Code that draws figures
* Begin *

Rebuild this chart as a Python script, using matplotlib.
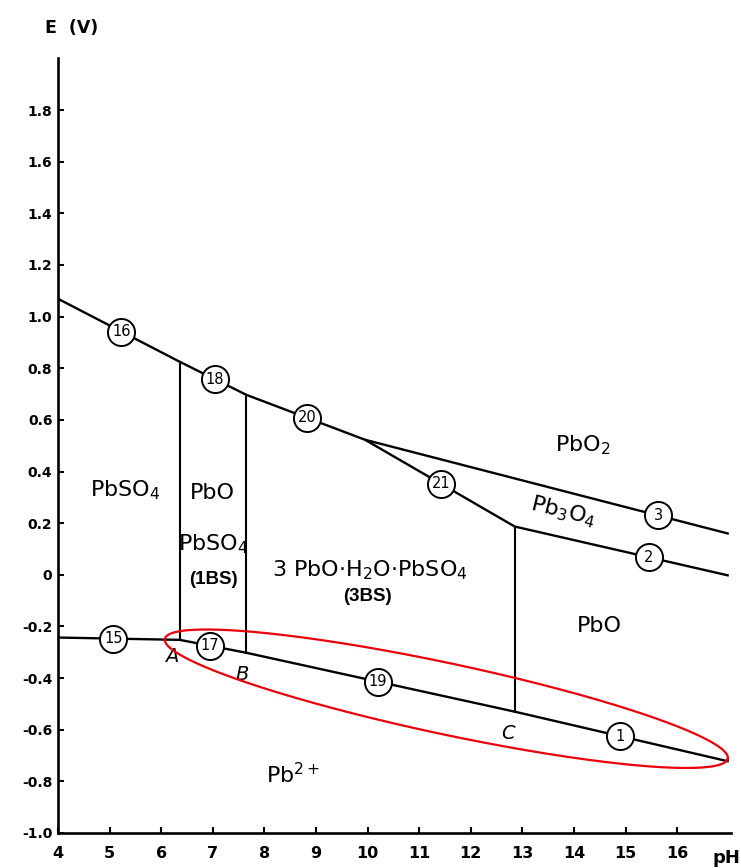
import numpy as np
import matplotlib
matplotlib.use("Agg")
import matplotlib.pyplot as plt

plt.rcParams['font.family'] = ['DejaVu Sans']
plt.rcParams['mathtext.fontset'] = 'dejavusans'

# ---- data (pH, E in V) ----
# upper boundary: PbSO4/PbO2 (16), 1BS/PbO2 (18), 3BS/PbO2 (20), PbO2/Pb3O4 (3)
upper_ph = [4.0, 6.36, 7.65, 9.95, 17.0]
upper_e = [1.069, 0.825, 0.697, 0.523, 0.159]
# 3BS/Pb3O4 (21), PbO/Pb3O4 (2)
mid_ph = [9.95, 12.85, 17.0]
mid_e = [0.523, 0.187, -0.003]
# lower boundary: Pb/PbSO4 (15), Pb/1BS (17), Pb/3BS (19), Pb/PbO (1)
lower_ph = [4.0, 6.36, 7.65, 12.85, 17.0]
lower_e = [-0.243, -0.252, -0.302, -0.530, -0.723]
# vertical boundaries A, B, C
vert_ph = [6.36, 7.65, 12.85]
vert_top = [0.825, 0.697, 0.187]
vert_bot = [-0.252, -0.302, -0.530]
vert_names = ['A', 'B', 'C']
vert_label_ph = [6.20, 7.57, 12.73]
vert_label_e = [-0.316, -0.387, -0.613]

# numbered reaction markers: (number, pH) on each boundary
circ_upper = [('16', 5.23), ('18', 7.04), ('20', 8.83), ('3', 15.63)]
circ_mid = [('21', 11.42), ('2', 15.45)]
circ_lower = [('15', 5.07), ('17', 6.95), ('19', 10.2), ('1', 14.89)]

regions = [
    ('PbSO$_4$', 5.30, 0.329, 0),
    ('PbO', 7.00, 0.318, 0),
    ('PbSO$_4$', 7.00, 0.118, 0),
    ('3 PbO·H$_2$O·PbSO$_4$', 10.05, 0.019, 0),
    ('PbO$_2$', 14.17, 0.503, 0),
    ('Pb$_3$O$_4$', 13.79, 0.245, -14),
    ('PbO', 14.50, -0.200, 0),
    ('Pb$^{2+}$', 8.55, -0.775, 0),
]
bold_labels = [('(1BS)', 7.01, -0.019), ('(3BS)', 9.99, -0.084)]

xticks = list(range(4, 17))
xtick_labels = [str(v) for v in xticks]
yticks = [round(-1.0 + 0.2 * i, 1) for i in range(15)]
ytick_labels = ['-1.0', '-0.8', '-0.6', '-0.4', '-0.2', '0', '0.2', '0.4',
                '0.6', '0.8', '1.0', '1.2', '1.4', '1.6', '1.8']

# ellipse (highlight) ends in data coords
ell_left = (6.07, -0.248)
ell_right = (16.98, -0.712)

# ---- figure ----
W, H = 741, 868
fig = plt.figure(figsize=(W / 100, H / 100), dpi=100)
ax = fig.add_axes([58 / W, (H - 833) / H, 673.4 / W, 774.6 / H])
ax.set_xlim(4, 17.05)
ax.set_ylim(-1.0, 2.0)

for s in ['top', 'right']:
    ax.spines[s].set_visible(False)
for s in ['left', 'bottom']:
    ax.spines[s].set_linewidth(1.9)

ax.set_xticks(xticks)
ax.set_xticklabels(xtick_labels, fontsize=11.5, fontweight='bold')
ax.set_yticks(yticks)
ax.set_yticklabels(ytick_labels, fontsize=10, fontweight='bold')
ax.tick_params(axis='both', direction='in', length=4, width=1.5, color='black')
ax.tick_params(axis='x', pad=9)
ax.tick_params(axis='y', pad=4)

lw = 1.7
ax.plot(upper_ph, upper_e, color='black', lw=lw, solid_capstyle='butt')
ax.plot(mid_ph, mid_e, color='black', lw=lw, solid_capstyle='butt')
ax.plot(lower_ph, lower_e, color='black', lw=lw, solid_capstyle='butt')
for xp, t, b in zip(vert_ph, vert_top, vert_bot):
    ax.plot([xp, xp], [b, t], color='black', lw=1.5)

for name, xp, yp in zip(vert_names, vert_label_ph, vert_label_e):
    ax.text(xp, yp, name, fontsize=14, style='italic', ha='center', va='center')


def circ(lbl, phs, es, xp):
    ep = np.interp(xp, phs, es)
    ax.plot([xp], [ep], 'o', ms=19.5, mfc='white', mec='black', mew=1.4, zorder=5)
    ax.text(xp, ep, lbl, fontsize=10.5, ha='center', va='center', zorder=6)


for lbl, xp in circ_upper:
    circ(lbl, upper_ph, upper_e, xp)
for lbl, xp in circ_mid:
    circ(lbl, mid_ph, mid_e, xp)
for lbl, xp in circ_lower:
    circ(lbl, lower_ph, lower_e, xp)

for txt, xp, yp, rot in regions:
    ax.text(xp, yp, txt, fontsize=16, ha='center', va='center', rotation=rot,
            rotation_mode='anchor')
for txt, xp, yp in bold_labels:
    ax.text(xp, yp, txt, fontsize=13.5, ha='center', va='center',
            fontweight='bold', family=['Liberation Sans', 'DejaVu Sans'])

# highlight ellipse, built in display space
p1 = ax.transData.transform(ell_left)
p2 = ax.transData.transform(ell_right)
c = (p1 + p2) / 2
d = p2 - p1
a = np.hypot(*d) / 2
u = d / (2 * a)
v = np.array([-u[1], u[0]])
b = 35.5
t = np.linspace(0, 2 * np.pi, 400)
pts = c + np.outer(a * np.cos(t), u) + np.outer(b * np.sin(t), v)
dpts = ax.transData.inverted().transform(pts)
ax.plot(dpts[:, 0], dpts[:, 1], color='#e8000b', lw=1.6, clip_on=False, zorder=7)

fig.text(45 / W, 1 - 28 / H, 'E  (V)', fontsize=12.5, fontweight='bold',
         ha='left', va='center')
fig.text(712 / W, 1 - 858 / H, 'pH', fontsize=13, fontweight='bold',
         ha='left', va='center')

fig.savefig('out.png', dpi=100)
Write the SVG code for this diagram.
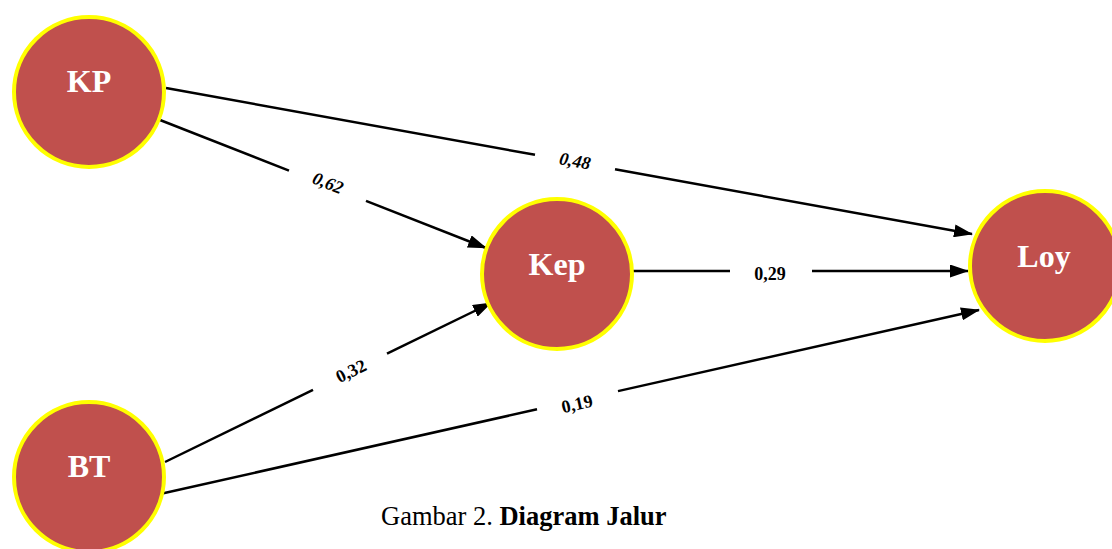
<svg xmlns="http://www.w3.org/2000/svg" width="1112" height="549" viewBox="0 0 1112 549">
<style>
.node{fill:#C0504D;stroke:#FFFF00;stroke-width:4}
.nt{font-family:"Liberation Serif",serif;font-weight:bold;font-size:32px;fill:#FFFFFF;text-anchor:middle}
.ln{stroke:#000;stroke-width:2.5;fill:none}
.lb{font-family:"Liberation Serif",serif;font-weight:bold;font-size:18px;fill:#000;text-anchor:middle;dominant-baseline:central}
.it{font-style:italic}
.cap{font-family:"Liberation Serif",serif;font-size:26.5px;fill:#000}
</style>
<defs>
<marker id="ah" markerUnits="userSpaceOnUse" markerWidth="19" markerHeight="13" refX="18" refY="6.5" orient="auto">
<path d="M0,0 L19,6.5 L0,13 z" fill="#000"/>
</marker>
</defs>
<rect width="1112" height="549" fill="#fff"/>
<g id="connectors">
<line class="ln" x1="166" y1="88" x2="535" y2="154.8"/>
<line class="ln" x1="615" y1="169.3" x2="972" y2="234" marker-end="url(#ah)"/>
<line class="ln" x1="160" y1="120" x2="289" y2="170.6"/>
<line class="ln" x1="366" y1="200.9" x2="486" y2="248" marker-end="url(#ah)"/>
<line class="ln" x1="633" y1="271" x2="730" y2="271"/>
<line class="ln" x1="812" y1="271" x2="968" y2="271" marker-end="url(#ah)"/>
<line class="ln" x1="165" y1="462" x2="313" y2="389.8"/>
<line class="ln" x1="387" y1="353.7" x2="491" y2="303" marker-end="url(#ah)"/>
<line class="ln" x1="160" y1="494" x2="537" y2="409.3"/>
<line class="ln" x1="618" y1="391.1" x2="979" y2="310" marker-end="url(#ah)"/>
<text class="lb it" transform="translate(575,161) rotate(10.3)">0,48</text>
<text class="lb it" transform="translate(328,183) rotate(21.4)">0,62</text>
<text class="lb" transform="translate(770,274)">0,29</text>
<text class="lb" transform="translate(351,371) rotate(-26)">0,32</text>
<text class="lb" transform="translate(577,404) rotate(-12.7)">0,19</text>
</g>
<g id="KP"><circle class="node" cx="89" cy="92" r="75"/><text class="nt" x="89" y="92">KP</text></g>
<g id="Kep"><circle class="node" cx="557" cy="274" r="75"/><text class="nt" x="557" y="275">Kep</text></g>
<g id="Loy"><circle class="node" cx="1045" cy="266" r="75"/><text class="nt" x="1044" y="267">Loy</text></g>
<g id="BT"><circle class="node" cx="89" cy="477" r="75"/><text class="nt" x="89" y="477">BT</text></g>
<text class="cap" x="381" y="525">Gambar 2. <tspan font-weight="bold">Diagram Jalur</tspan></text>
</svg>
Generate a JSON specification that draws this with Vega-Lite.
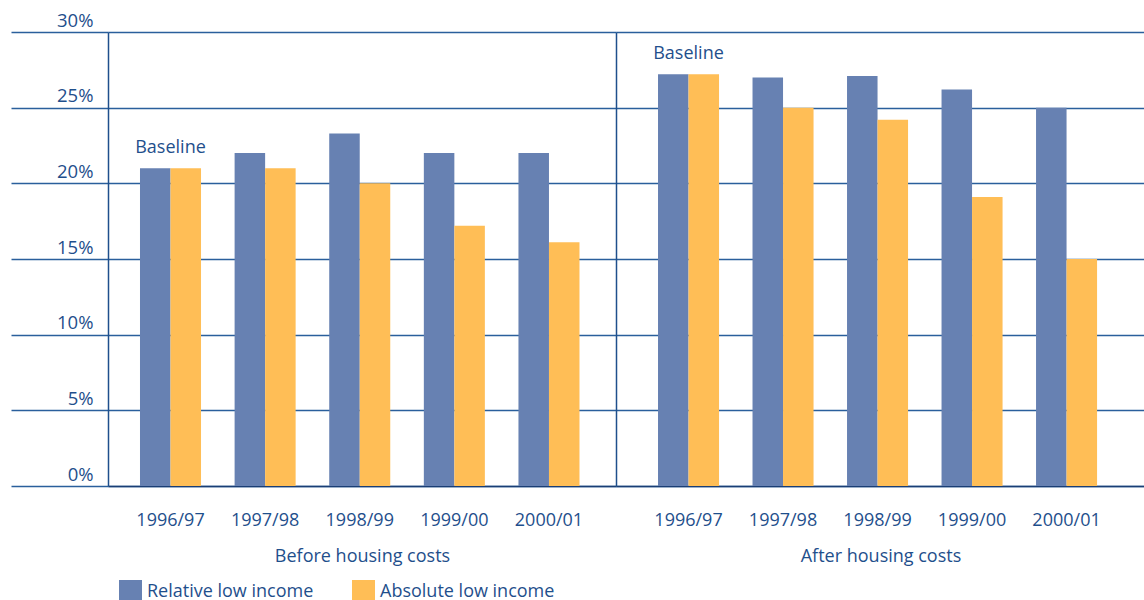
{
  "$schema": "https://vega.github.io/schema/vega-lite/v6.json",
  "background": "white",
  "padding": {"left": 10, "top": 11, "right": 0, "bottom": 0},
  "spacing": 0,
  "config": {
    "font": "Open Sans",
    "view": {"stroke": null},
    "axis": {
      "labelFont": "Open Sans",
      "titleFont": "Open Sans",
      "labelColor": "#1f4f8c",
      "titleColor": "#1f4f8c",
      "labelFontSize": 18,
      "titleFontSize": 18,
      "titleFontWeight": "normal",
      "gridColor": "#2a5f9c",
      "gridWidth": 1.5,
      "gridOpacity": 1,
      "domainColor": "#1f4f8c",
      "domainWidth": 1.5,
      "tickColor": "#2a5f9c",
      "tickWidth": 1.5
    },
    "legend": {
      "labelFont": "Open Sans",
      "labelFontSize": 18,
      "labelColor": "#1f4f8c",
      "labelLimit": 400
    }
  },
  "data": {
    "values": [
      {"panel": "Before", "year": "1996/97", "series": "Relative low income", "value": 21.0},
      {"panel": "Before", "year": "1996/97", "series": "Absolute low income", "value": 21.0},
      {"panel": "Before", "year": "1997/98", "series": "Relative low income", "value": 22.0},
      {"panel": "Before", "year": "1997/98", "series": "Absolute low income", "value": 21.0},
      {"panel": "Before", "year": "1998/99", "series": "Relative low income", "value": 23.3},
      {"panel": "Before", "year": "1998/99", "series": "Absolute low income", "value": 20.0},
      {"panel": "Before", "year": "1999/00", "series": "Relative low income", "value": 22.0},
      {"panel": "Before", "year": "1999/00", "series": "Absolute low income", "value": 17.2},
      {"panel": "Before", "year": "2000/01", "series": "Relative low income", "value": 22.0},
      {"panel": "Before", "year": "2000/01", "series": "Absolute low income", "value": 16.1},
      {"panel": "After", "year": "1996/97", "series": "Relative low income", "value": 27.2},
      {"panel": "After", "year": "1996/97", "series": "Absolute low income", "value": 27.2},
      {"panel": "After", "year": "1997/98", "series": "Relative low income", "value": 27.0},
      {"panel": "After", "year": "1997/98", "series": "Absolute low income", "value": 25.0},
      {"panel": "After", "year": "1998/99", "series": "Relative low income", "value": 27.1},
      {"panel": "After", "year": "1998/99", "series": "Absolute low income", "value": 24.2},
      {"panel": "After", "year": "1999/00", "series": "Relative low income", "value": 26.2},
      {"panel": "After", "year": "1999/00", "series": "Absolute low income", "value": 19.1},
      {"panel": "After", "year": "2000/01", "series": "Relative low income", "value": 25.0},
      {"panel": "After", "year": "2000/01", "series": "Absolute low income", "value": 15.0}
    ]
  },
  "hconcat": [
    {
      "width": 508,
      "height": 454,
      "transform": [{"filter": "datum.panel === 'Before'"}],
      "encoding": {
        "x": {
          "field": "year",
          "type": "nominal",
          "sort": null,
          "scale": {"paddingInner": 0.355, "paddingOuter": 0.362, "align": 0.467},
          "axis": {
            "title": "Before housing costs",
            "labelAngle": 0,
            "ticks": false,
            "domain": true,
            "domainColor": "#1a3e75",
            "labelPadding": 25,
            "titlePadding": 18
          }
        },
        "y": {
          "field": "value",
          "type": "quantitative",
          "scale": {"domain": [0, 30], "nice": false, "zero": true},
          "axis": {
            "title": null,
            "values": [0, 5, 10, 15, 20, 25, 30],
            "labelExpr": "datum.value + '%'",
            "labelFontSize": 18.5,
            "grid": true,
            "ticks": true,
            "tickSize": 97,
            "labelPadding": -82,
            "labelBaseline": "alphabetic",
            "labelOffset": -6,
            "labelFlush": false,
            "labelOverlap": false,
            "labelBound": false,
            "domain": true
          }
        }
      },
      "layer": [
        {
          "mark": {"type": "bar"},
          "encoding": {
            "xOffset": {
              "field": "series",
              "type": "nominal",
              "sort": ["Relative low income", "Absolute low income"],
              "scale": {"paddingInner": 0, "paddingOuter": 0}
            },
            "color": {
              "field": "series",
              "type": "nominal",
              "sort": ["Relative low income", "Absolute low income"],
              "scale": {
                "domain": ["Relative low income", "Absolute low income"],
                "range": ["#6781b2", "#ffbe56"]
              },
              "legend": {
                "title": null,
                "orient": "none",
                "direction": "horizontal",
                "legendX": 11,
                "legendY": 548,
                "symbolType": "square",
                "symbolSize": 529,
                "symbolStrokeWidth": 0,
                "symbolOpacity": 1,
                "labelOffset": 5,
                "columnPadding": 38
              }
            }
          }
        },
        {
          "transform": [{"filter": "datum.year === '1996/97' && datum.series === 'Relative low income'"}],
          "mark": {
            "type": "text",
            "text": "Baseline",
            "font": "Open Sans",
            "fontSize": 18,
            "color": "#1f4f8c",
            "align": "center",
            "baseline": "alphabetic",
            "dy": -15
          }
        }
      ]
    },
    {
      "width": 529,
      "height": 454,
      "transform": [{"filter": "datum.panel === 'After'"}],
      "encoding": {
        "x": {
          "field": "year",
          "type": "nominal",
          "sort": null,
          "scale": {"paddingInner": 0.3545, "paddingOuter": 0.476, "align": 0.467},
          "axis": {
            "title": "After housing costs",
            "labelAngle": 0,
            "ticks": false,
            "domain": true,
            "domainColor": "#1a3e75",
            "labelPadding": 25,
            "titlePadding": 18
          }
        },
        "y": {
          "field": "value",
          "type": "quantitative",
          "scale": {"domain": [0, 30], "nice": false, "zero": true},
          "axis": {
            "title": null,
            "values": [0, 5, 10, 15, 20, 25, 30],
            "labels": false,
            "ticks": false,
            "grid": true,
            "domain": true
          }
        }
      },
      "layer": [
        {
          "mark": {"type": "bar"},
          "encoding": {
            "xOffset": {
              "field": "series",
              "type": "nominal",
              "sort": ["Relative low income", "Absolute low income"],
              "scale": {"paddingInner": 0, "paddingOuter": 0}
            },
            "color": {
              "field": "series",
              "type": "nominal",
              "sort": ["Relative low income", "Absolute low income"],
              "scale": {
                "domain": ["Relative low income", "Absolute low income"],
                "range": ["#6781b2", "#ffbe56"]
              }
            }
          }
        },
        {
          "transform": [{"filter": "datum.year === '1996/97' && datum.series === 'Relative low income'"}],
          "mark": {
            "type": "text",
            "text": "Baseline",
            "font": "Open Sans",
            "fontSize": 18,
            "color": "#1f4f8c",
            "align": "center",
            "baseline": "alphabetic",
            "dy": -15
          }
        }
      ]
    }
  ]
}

* End *

■ **Given exercise**: Exactly reproduce the run of lines from the start of the listing through the line with "plt.rcParams['mathtext.fontset'] = 'dejavusans'", inclusive; pictures are not copied.

■ **Finished answer**:
Rebuild this chart as a Python script, using matplotlib.
import numpy as np
import matplotlib
matplotlib.use("Agg")
import matplotlib.pyplot as plt

plt.rcParams['font.family'] = ['DejaVu Sans']
plt.rcParams['mathtext.fontset'] = 'dejavusans'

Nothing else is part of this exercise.